If the development of Sheffield city centre really is to be the first of the new, it needs to build on this shift from the big box to the fine grain. And unlike many cities, Sheffield has a heritage to build on: the ‘little mesters’ or craft workshops that fuelled Sheffield’s metalworking industries.
One of the main shifts technology has brought about is the ability to work on a micro and a global scale at the same time. Etsy can give a dressmaker working in a remote Scottish island access to a global marketplace; iTunes can do the same for musicians. The internet is all about choice and variety and flexibility. The very small can be amassed, mutated, and made accessible.

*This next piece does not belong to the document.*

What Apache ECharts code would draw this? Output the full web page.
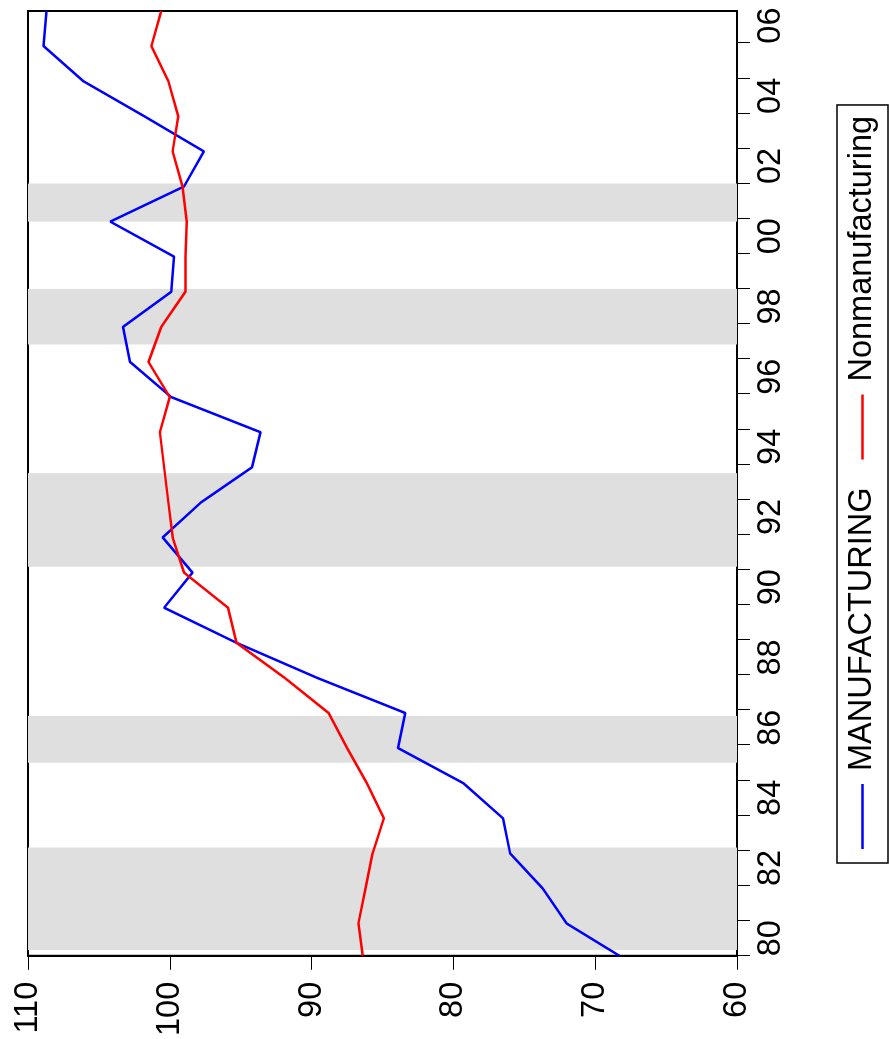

A retail centre that draws on Sheffield’s workshop heritage and technology’s global potential could create something genuinely different: making, selling, and inventing at both a micro and a macro level, enabling a multiplicity of occupants and occupations in city centre space. This could forge new models to complement what already exists elsewhere rather than desperately battling for trade with places that are already successful. Instead of seeking to compete on the retail rankings with Leeds, Nottingham and Manchester, could Sheffield tap into its own history of dissent and radical thinking to create something that really is the first of the new? Or would that be a heresy too far?